To do >> Retype the whole listing, please, keeping every line exact and dropping the pictures.

Collected data >>
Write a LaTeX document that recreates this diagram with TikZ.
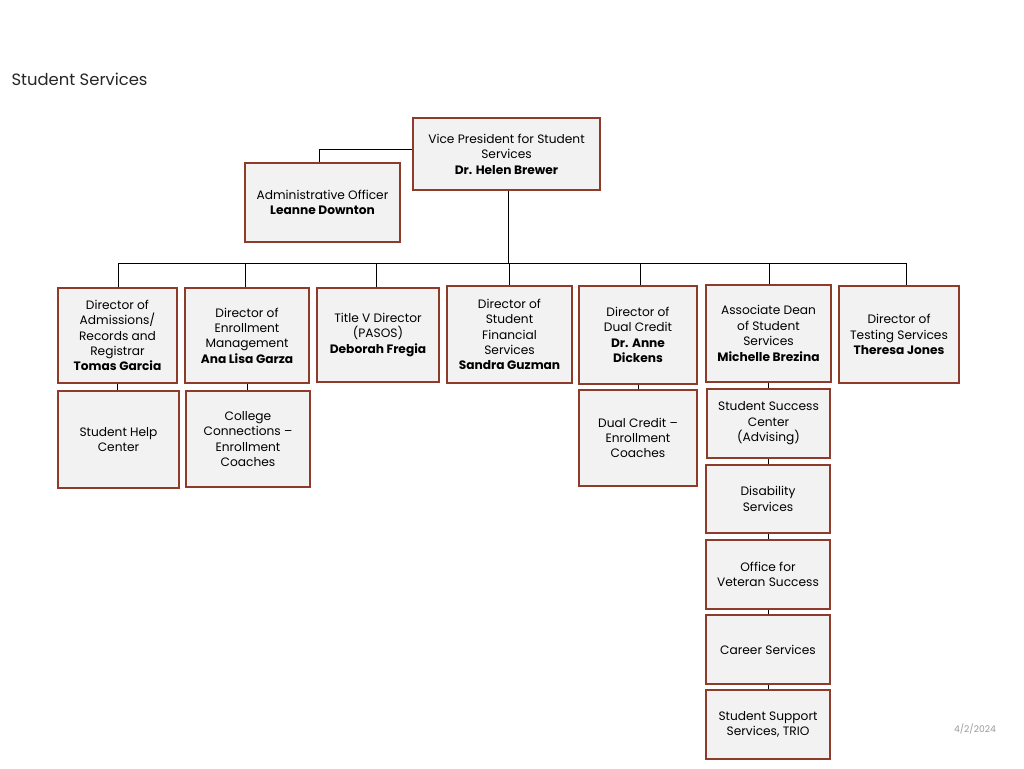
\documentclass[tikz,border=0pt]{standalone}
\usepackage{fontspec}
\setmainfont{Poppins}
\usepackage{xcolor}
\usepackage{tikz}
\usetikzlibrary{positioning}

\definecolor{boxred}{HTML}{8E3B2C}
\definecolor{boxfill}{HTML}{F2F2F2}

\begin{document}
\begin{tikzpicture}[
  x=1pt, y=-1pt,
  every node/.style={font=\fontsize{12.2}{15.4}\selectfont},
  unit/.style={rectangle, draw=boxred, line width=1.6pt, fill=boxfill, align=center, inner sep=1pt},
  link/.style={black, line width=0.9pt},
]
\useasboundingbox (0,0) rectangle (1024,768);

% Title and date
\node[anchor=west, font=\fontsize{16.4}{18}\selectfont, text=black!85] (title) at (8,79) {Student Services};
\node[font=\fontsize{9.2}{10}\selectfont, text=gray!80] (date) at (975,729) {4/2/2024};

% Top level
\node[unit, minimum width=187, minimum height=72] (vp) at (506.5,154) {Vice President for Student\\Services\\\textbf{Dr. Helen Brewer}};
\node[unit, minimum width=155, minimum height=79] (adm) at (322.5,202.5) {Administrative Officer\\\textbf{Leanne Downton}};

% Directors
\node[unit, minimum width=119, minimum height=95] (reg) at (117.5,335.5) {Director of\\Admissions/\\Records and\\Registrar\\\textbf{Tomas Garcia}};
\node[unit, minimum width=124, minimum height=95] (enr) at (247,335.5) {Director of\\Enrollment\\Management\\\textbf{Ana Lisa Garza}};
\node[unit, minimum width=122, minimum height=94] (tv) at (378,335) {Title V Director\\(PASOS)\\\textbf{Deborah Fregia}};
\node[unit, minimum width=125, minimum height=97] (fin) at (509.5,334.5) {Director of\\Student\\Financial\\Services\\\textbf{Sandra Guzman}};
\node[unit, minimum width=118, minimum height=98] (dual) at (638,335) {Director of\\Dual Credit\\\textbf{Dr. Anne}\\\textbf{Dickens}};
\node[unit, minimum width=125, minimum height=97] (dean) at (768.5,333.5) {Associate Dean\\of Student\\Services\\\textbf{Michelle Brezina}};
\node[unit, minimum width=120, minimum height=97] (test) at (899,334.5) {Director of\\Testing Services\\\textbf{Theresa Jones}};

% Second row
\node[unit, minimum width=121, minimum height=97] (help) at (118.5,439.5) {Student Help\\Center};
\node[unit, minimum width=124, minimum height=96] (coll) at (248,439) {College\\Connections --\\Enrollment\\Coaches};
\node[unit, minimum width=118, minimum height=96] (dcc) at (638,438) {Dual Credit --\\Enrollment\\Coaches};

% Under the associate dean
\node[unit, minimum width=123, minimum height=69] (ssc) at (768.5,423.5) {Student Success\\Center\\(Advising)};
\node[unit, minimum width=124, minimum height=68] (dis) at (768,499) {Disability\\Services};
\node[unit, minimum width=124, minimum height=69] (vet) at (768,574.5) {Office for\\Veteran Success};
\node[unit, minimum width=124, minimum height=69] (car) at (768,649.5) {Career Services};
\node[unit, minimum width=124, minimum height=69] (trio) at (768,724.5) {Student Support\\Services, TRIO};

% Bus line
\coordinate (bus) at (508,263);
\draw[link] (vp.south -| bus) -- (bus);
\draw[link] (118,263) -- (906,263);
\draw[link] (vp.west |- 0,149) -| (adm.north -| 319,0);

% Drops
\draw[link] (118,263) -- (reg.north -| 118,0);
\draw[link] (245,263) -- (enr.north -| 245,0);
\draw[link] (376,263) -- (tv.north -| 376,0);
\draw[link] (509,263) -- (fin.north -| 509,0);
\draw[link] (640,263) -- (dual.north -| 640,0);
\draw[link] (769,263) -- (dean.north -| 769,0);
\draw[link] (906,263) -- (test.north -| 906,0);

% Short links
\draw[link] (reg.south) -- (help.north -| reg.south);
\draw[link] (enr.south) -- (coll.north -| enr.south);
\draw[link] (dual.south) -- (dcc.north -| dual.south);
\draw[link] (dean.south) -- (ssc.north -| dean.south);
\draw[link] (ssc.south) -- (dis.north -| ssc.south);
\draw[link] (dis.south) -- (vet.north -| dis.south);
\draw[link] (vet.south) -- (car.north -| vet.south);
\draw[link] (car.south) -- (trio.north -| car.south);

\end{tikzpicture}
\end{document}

Exercise response >>
Write a LaTeX document that recreates this diagram with TikZ.
\documentclass[tikz,border=0pt]{standalone}
\usepackage{fontspec}
\setmainfont{Poppins}
\usepackage{xcolor}
\usepackage{tikz}
\usetikzlibrary{positioning}

\definecolor{boxred}{HTML}{8E3B2C}
\definecolor{boxfill}{HTML}{F2F2F2}

\begin{document}
\begin{tikzpicture}[
  x=1pt, y=-1pt,
  every node/.style={font=\fontsize{12.2}{15.4}\selectfont},
  unit/.style={rectangle, draw=boxred, line width=1.6pt, fill=boxfill, align=center, inner sep=1pt},
  link/.style={black, line width=0.9pt},
]
\useasboundingbox (0,0) rectangle (1024,768);

% Title and date
\node[anchor=west, font=\fontsize{16.4}{18}\selectfont, text=black!85] (title) at (8,79) {Student Services};
\node[font=\fontsize{9.2}{10}\selectfont, text=gray!80] (date) at (975,729) {4/2/2024};

% Top level
\node[unit, minimum width=187, minimum height=72] (vp) at (506.5,154) {Vice President for Student\\Services\\\textbf{Dr. Helen Brewer}};
\node[unit, minimum width=155, minimum height=79] (adm) at (322.5,202.5) {Administrative Officer\\\textbf{Leanne Downton}};

% Directors
\node[unit, minimum width=119, minimum height=95] (reg) at (117.5,335.5) {Director of\\Admissions/\\Records and\\Registrar\\\textbf{Tomas Garcia}};
\node[unit, minimum width=124, minimum height=95] (enr) at (247,335.5) {Director of\\Enrollment\\Management\\\textbf{Ana Lisa Garza}};
\node[unit, minimum width=122, minimum height=94] (tv) at (378,335) {Title V Director\\(PASOS)\\\textbf{Deborah Fregia}};
\node[unit, minimum width=125, minimum height=97] (fin) at (509.5,334.5) {Director of\\Student\\Financial\\Services\\\textbf{Sandra Guzman}};
\node[unit, minimum width=118, minimum height=98] (dual) at (638,335) {Director of\\Dual Credit\\\textbf{Dr. Anne}\\\textbf{Dickens}};
\node[unit, minimum width=125, minimum height=97] (dean) at (768.5,333.5) {Associate Dean\\of Student\\Services\\\textbf{Michelle Brezina}};
\node[unit, minimum width=120, minimum height=97] (test) at (899,334.5) {Director of\\Testing Services\\\textbf{Theresa Jones}};

% Second row
\node[unit, minimum width=121, minimum height=97] (help) at (118.5,439.5) {Student Help\\Center};
\node[unit, minimum width=124, minimum height=96] (coll) at (248,439) {College\\Connections --\\Enrollment\\Coaches};
\node[unit, minimum width=118, minimum height=96] (dcc) at (638,438) {Dual Credit --\\Enrollment\\Coaches};

% Under the associate dean
\node[unit, minimum width=123, minimum height=69] (ssc) at (768.5,423.5) {Student Success\\Center\\(Advising)};
\node[unit, minimum width=124, minimum height=68] (dis) at (768,499) {Disability\\Services};
\node[unit, minimum width=124, minimum height=69] (vet) at (768,574.5) {Office for\\Veteran Success};
\node[unit, minimum width=124, minimum height=69] (car) at (768,649.5) {Career Services};
\node[unit, minimum width=124, minimum height=69] (trio) at (768,724.5) {Student Support\\Services, TRIO};

% Bus line
\coordinate (bus) at (508,263);
\draw[link] (vp.south -| bus) -- (bus);
\draw[link] (118,263) -- (906,263);
\draw[link] (vp.west |- 0,149) -| (adm.north -| 319,0);

% Drops
\draw[link] (118,263) -- (reg.north -| 118,0);
\draw[link] (245,263) -- (enr.north -| 245,0);
\draw[link] (376,263) -- (tv.north -| 376,0);
\draw[link] (509,263) -- (fin.north -| 509,0);
\draw[link] (640,263) -- (dual.north -| 640,0);
\draw[link] (769,263) -- (dean.north -| 769,0);
\draw[link] (906,263) -- (test.north -| 906,0);

% Short links
\draw[link] (reg.south) -- (help.north -| reg.south);
\draw[link] (enr.south) -- (coll.north -| enr.south);
\draw[link] (dual.south) -- (dcc.north -| dual.south);
\draw[link] (dean.south) -- (ssc.north -| dean.south);
\draw[link] (ssc.south) -- (dis.north -| ssc.south);
\draw[link] (dis.south) -- (vet.north -| dis.south);
\draw[link] (vet.south) -- (car.north -| vet.south);
\draw[link] (car.south) -- (trio.north -| car.south);

\end{tikzpicture}
\end{document}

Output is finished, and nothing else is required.